INFORMATION PROVIDED:
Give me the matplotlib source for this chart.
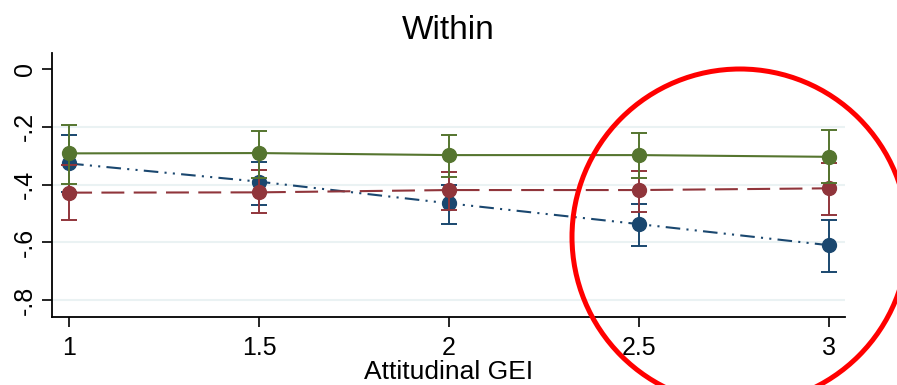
import numpy as np
import matplotlib
matplotlib.use('Agg')
import matplotlib.pyplot as plt
from matplotlib.patches import Ellipse

plt.rcParams['font.family'] = ['Liberation Sans', 'DejaVu Sans']

# data
gei = [1, 1.5, 2, 2.5, 3]

green_mean = [-0.292, -0.291, -0.298, -0.298, -0.304]
green_lo = [-0.398, -0.376, -0.373, -0.379, -0.395]
green_hi = [-0.195, -0.216, -0.229, -0.223, -0.211]

red_mean = [-0.428, -0.427, -0.419, -0.419, -0.413]
red_lo = [-0.523, -0.500, -0.488, -0.494, -0.506]
red_hi = [-0.333, -0.350, -0.356, -0.352, -0.327]

blue_mean = [-0.327, -0.390, -0.465, -0.537, -0.610]
blue_lo = [-0.425, -0.471, -0.535, -0.612, -0.702]
blue_hi = [-0.229, -0.323, -0.402, -0.468, -0.523]

yticks = [0, -0.2, -0.4, -0.6, -0.8]
ytick_labels = ['0', '-.2', '-.4', '-.6', '-.8']
xticks = [1, 1.5, 2, 2.5, 3]
xtick_labels = ['1', '1.5', '2', '2.5', '3']

c_green = '#55752f'
c_red = '#90353b'
c_blue = '#1a476f'

fig = plt.figure(figsize=(8.97, 3.85), dpi=100, facecolor='white')
ax = fig.add_axes([0.058, 0.177, 0.884, 0.685])

# grid
for yv in yticks[1:]:
    ax.axhline(yv, color='#eaf2f3', lw=1.5, zorder=0)

def series(mean, lo, hi, color, ls, dashes, z):
    m = np.array(mean)
    err = [m - np.array(lo), np.array(hi) - m]
    ax.errorbar(gei, m, yerr=err, fmt='none', ecolor=color, elinewidth=1.4,
                capsize=6, capthick=1.4, zorder=z)
    line, = ax.plot(gei, m, color=color, lw=1.5, ls=ls, marker='o',
                    markersize=10, zorder=z + 0.5)
    if dashes is not None:
        line.set_dashes(dashes)

series(blue_mean, blue_lo, blue_hi, c_blue, '-.', (7, 3, 1, 3, 1, 3), 3)
series(red_mean, red_lo, red_hi, c_red, '--', (11, 4.5), 4)
series(green_mean, green_lo, green_hi, c_green, '-', None, 5)

ax.set_xlim(0.955, 3.042)
ax.set_ylim(-0.858, 0.055)
ax.set_xticks(xticks)
ax.set_xticklabels(xtick_labels, fontsize=18)
ax.set_yticks(yticks)
ax.set_yticklabels(ytick_labels, fontsize=18, rotation=90, va='center')
ax.tick_params(axis='both', length=7, width=1.2, color='black')
ax.tick_params(axis='x', pad=7)
ax.tick_params(axis='y', pad=4)
for s in ['top', 'right']:
    ax.spines[s].set_visible(False)
for s in ['left', 'bottom']:
    ax.spines[s].set_linewidth(1.3)

ax.set_title('Within', fontsize=24, pad=10)
ax.set_xlabel('Attitudinal GEI', fontsize=19, labelpad=0)

# red annotation circle
circ = Ellipse((740 / 897, 1 - 237 / 385), width=336 / 897, height=336 / 385,
               transform=fig.transFigure, fill=False, edgecolor='#ff0000',
               lw=3.6, clip_on=False, zorder=10)
fig.patches.append(circ)

fig.savefig('out.png', dpi=100)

WHAT IS REQUIRED: Quote in full the listing given above; the images are to be left out.

OUTPUT:
Give me the matplotlib source for this chart.
import numpy as np
import matplotlib
matplotlib.use('Agg')
import matplotlib.pyplot as plt
from matplotlib.patches import Ellipse

plt.rcParams['font.family'] = ['Liberation Sans', 'DejaVu Sans']

# data
gei = [1, 1.5, 2, 2.5, 3]

green_mean = [-0.292, -0.291, -0.298, -0.298, -0.304]
green_lo = [-0.398, -0.376, -0.373, -0.379, -0.395]
green_hi = [-0.195, -0.216, -0.229, -0.223, -0.211]

red_mean = [-0.428, -0.427, -0.419, -0.419, -0.413]
red_lo = [-0.523, -0.500, -0.488, -0.494, -0.506]
red_hi = [-0.333, -0.350, -0.356, -0.352, -0.327]

blue_mean = [-0.327, -0.390, -0.465, -0.537, -0.610]
blue_lo = [-0.425, -0.471, -0.535, -0.612, -0.702]
blue_hi = [-0.229, -0.323, -0.402, -0.468, -0.523]

yticks = [0, -0.2, -0.4, -0.6, -0.8]
ytick_labels = ['0', '-.2', '-.4', '-.6', '-.8']
xticks = [1, 1.5, 2, 2.5, 3]
xtick_labels = ['1', '1.5', '2', '2.5', '3']

c_green = '#55752f'
c_red = '#90353b'
c_blue = '#1a476f'

fig = plt.figure(figsize=(8.97, 3.85), dpi=100, facecolor='white')
ax = fig.add_axes([0.058, 0.177, 0.884, 0.685])

# grid
for yv in yticks[1:]:
    ax.axhline(yv, color='#eaf2f3', lw=1.5, zorder=0)

def series(mean, lo, hi, color, ls, dashes, z):
    m = np.array(mean)
    err = [m - np.array(lo), np.array(hi) - m]
    ax.errorbar(gei, m, yerr=err, fmt='none', ecolor=color, elinewidth=1.4,
                capsize=6, capthick=1.4, zorder=z)
    line, = ax.plot(gei, m, color=color, lw=1.5, ls=ls, marker='o',
                    markersize=10, zorder=z + 0.5)
    if dashes is not None:
        line.set_dashes(dashes)

series(blue_mean, blue_lo, blue_hi, c_blue, '-.', (7, 3, 1, 3, 1, 3), 3)
series(red_mean, red_lo, red_hi, c_red, '--', (11, 4.5), 4)
series(green_mean, green_lo, green_hi, c_green, '-', None, 5)

ax.set_xlim(0.955, 3.042)
ax.set_ylim(-0.858, 0.055)
ax.set_xticks(xticks)
ax.set_xticklabels(xtick_labels, fontsize=18)
ax.set_yticks(yticks)
ax.set_yticklabels(ytick_labels, fontsize=18, rotation=90, va='center')
ax.tick_params(axis='both', length=7, width=1.2, color='black')
ax.tick_params(axis='x', pad=7)
ax.tick_params(axis='y', pad=4)
for s in ['top', 'right']:
    ax.spines[s].set_visible(False)
for s in ['left', 'bottom']:
    ax.spines[s].set_linewidth(1.3)

ax.set_title('Within', fontsize=24, pad=10)
ax.set_xlabel('Attitudinal GEI', fontsize=19, labelpad=0)

# red annotation circle
circ = Ellipse((740 / 897, 1 - 237 / 385), width=336 / 897, height=336 / 385,
               transform=fig.transFigure, fill=False, edgecolor='#ff0000',
               lw=3.6, clip_on=False, zorder=10)
fig.patches.append(circ)

fig.savefig('out.png', dpi=100)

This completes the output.